A (broad): The face is surrounded by a flat slightly bevelled border and is quartered by a cross, type A4, in low relief. Its centre is very worn but could have been diamond-shaped. Latin inscriptions, probably in Anglo-Saxon capitals throughout, extend over all four quadrants:
(a) Upper two quadrants:
OR[A] II [—]
[E—] II [—-]
(b) Lower two quadrants:
OR[A] II TEPRO
[—] II [. .]D[. .]
[—E—] I I [—UI]D
The inscriptions are much weathered, so it is difficult to see even the letters. Okasha (1971, 78) reads in (ii): ORATE PRO [GE] R [-] ED [LES] U [ID], let alone the reading of Brown (1921, 65): (i) ORA PRO EDILVINI: (ii) ORATE PRO VERMUND ET TORHTSUID. This reconstruction repeats names found on other Hartlepool stones (see 3 and 4).
The inscriptions are very crowded, and the repetition of the request for prayer suggests that the one in the lower quadrants may be secondary. Since it is not possible to determine the form of the names, one can only speculate as to their gender.

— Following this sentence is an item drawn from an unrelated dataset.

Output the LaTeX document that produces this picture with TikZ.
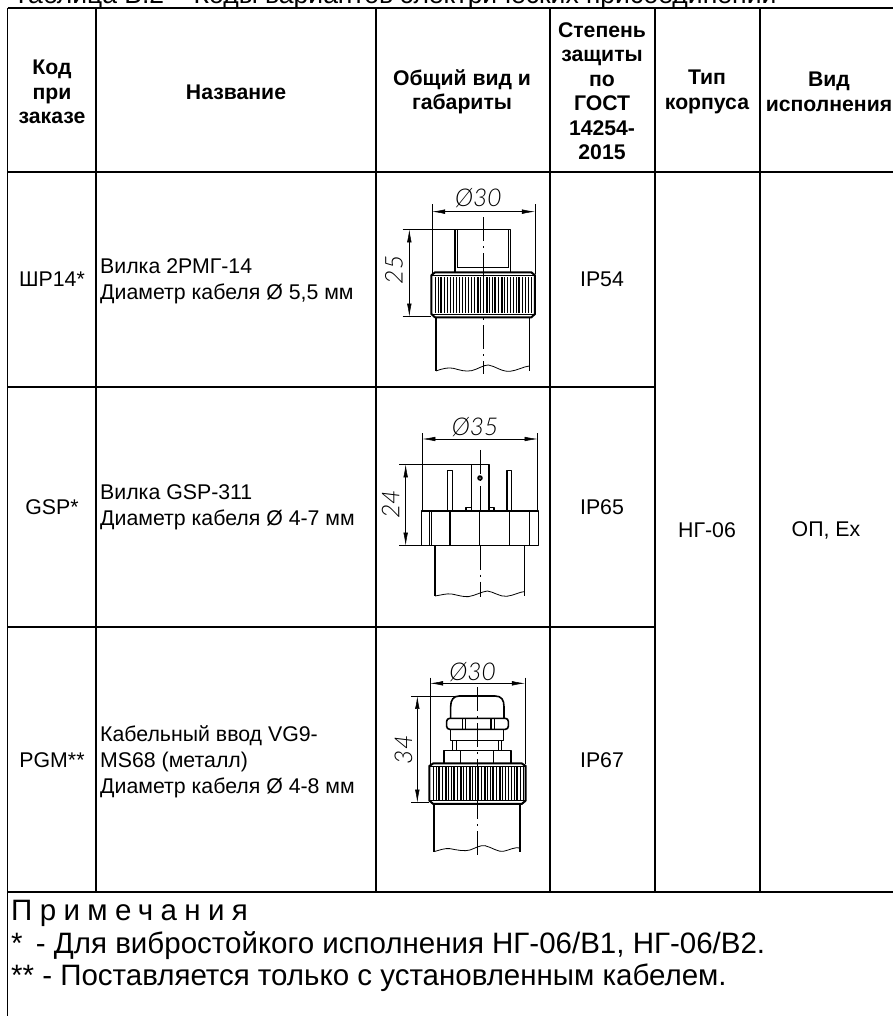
\documentclass[tikz,border=0pt]{standalone}
\usepackage{fontspec}
\setmainfont{Liberation Sans}
\newfontfamily\dimfont[ItalicFont={Lato Light Italic}]{Lato Light}
\usetikzlibrary{arrows.meta}
\tikzset{
 grid/.style={line width=1.7pt,black},
 hdr/.style={font=\fontsize{21.2}{24.5}\selectfont\bfseries,align=center,inner sep=0pt},
 cell/.style={font=\fontsize{21.3}{25.8}\selectfont,inner sep=0pt},
 lcell/.style={cell,align=left,anchor=west},
 note/.style={font=\fontsize{29.5}{32}\selectfont,anchor=base west,inner sep=0pt},
 dimtxt/.style={font=\fontsize{24.5}{26}\selectfont\dimfont\itshape,inner sep=0pt},
 zoomed/.style={x=0.3333pt,y=-0.3333pt},
 thickl/.style={line width=1.6pt,line join=round},
 midl/.style={line width=0.8pt},
 thinl/.style={line width=0.45pt},
 axisl/.style={line width=0.45pt,dash pattern=on 24pt off 5pt on 2pt off 5pt},
 dimarrow/.style={line width=0.5pt,{Latex[length=13pt,width=4.5pt]}-{Latex[length=13pt,width=4.5pt]}},
}
\begin{document}
\begin{tikzpicture}[x=1pt,y=-1pt]
\useasboundingbox[fill=white] (0,0) rectangle (893,1016);
\clip (0,0) rectangle (893,1016);
\node[font=\fontsize{26.5}{30}\selectfont,anchor=base west,inner sep=0pt] (title) at (13,4) {Таблица В.2 -- Коды вариантов электрических присоединений};
% grid
\draw[grid] (7.5,8) -- (893,8);
\draw[grid] (7.5,172) -- (893,172);
\draw[grid] (7.5,387) -- (655,387);
\draw[grid] (7.5,627) -- (655,627);
\draw[grid] (7.5,892) -- (893,892);
\draw[grid] (7.5,8) -- (7.5,1016);
\foreach \x in {96,376,550,655,760} \draw[grid] (\x,8) -- (\x,892);
% header
\node[hdr] (h1) at (52,92) {Код\\при\\заказе};
\node[hdr] (h2) at (236,92) {Название};
\node[hdr] (h3) at (462,92) {Общий вид и\\габариты};
\node[hdr] (h4) at (602,91) {Степень\\защиты\\по\\ГОСТ\\14254-\\2015};
\node[hdr] (h5) at (707,92) {Тип\\корпуса};
\node[hdr] (h6) at (829,92) {Вид\\исполнения};
% rows
\node[cell] (c1) at (52,279) {ШР14*};
\node[lcell] (n1) at (100,281) {Вилка 2РМГ-14\\Диаметр кабеля Ø 5,5 мм};
\node[cell] (p1) at (602,279) {IP54};
\node[cell] (c2) at (52,507) {GSP*};
\node[lcell] (n2) at (100,507) {Вилка GSP-311\\Диаметр кабеля Ø 4-7 мм};
\node[cell] (p2) at (602,507) {IP65};
\node[cell] (c3) at (52,760) {PGM**};
\node[lcell] (n3) at (100,762) {Кабельный ввод VG9-\\MS68 (металл)\\Диаметр кабеля Ø 4-8 мм};
\node[cell] (p3) at (602,760) {IP67};
\node[cell] (t) at (707,530) {НГ-06};
\node[cell] (v) at (826,530) {ОП, Ex};
% notes
\node[note] (nt1) at (11,920) {\addfontfeature{LetterSpace=25}Примечания};
\node[note] (nt2) at (11,953) {*\hspace{0.45em}- Для вибростойкого исполнения НГ-06/В1, НГ-06/В2.};
\node[note] (nt3) at (11,985) {** - Поставляется только с установленным кабелем.};
% drawing 1
\begin{scope}[shift={(370pt,-170pt)},zoomed]
\draw[thinl] (186,103)--(186,312) (495,103)--(495,312) (98,178)--(255,178) (98,440)--(182,440);
\draw[dimarrow] (186,125)--(495,125);
\draw[dimarrow] (118,178)--(118,440);
\node[dimtxt] (d1a) at (325,85) {Ø30};
\node[dimtxt,rotate=90] (d1b) at (72,300) {25};
\draw[thickl] (255,307)--(255,178)--(422,178)--(422,307);
\draw[midl] (262,178)--(262,293)--(416,293)--(416,178);
\foreach \x in {195,204,...,490}{\draw[thinl] (\x,322)--(\x,428);}
\foreach \x in {210,232,258,278,305,325,352,372,398,420,445,465}{\draw[midl] (\x,322)--(\x,428);}
\draw[thickl,line width=2pt] (195,307)--(484,307)--(495,316)--(495,432)--(484,442)--(195,442)--(184,432)--(184,316)--cycle;
\draw[midl] (184,316)--(495,316) (184,432)--(495,432);
\draw[thickl] (198,442)--(198,603) (478,442)--(478,603);
\draw[midl] (198,603)..controls (220,595) and (235,592)..(250,595)..controls (270,600) and (285,606)..(305,602)..controls (325,597) and (340,585)..(355,585)..controls (375,588) and (395,606)..(420,604)..controls (440,602) and (460,590)..(478,588);
\draw[axisl] (340,142)--(340,612);
\end{scope}
% drawing 2
\begin{scope}[shift={(370pt,-395pt)},zoomed]
\draw[thinl] (157,115)--(157,348) (503,115)--(503,348) (88,208)--(305,208) (88,452)--(155,452);
\draw[dimarrow] (157,132)--(503,132);
\draw[dimarrow] (107,208)--(107,452);
\node[dimtxt] (d2a) at (315,95) {Ø35};
\node[dimtxt,rotate=90] (d2b) at (62,328) {24};
\draw[thickl] (155,348) rectangle (505,452);
\draw[thickl] (178,348)--(178,452) (240,348)--(240,452) (328,348)--(328,452) (418,348)--(418,452) (478,348)--(478,452);
\draw[midl] (184,348)--(184,452);
\draw[thickl] (305,348)--(305,208)--(357,208)--(357,348);
\draw[thickl] (288,348)--(288,338)--(305,338) (357,338)--(372,338)--(372,348);
\draw[thickl] (233,348)--(233,227)--(247,227)--(247,348);
\draw[thickl] (411,348)--(411,227)--(425,227)--(425,348);
\draw[thickl] (330,249) circle[radius=6];
\fill (330,249) circle[radius=3];
\draw[thickl] (195,452)--(195,603) (463,452)--(463,603);
\draw[midl] (195,603)..controls (215,600) and (230,595)..(245,597)..controls (265,601) and (280,606)..(295,605)..controls (315,602) and (335,590)..(352,588)..controls (370,590) and (390,606)..(410,604)..controls (430,602) and (450,590)..(463,590);
\draw[axisl] (330,165)--(330,348) (330,452)--(330,605);
\end{scope}
% drawing 3
\begin{scope}[shift={(370pt,-610pt)},zoomed]
\draw[thinl] (180,203)--(180,462) (465,203)--(465,462) (123,258)--(268,258) (123,578)--(177,578);
\draw[dimarrow] (180,220)--(465,220);
\draw[dimarrow] (142,258)--(142,578);
\node[dimtxt] (d3a) at (308,185) {Ø30};
\node[dimtxt,rotate=90] (d3b) at (100,420) {34};
\draw[thickl] (242,325)--(242,290)..controls (242,270) and (250,258)..(268,258)--(375,258)..controls (395,258) and (402,270)..(402,290)--(402,325);
\draw[thickl,rounded corners=3pt] (230,325) rectangle (415,358);
\draw[thickl] (277,325)--(277,358) (287,325)--(287,358) (363,325)--(363,358) (373,325)--(373,358);
\draw[thickl] (242,358)--(242,392)--(400,392)--(400,358);
\draw[thickl] (248,392)--(248,422) (395,392)--(395,422);
\draw[midl] (258,392)--(258,422) (385,392)--(385,422);
\draw[thickl] (222,460)--(222,422)--(423,422)--(423,460);
\draw[thickl] (272,422)--(272,460) (370,422)--(370,460);
\foreach \x in {190,199,...,460}{\draw[thinl] (\x,470)--(\x,570);}
\foreach \x in {205,228,250,275,300,322,345,368,392,415,440}{\draw[midl] (\x,470)--(\x,570);}
\draw[thickl,line width=2pt] (190,460)--(455,460)--(467,468)--(467,572)--(455,582)--(190,582)--(178,572)--(178,468)--cycle;
\draw[midl] (178,468)--(467,468) (178,572)--(467,572);
\draw[thickl] (192,582)--(192,725) (450,582)--(450,725);
\draw[midl] (192,725)..controls (210,720) and (225,714)..(240,716)..controls (260,720) and (285,725)..(300,720)..controls (315,715) and (330,705)..(345,707)..controls (365,712) and (385,727)..(400,724)..controls (420,720) and (435,710)..(450,714);
\draw[axisl] (322,232)--(322,745);
\end{scope}
\end{tikzpicture}
\end{document}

This stone, though markedly worn, is distinctive in several ways. The form of the cross which is stepped at the ends of the arms and in the centre, is not found elsewhere among the Hartlepool stones, The bevelled moulding is comparable with 4, as is the request for prayer, but the second at least of the requests here is in the plural, which most readily makes sense if the stone were visible above the grave or inside a church. Since both this and 4 were found in a cemetery, and since both are weathered, they were probably on the surface of graves.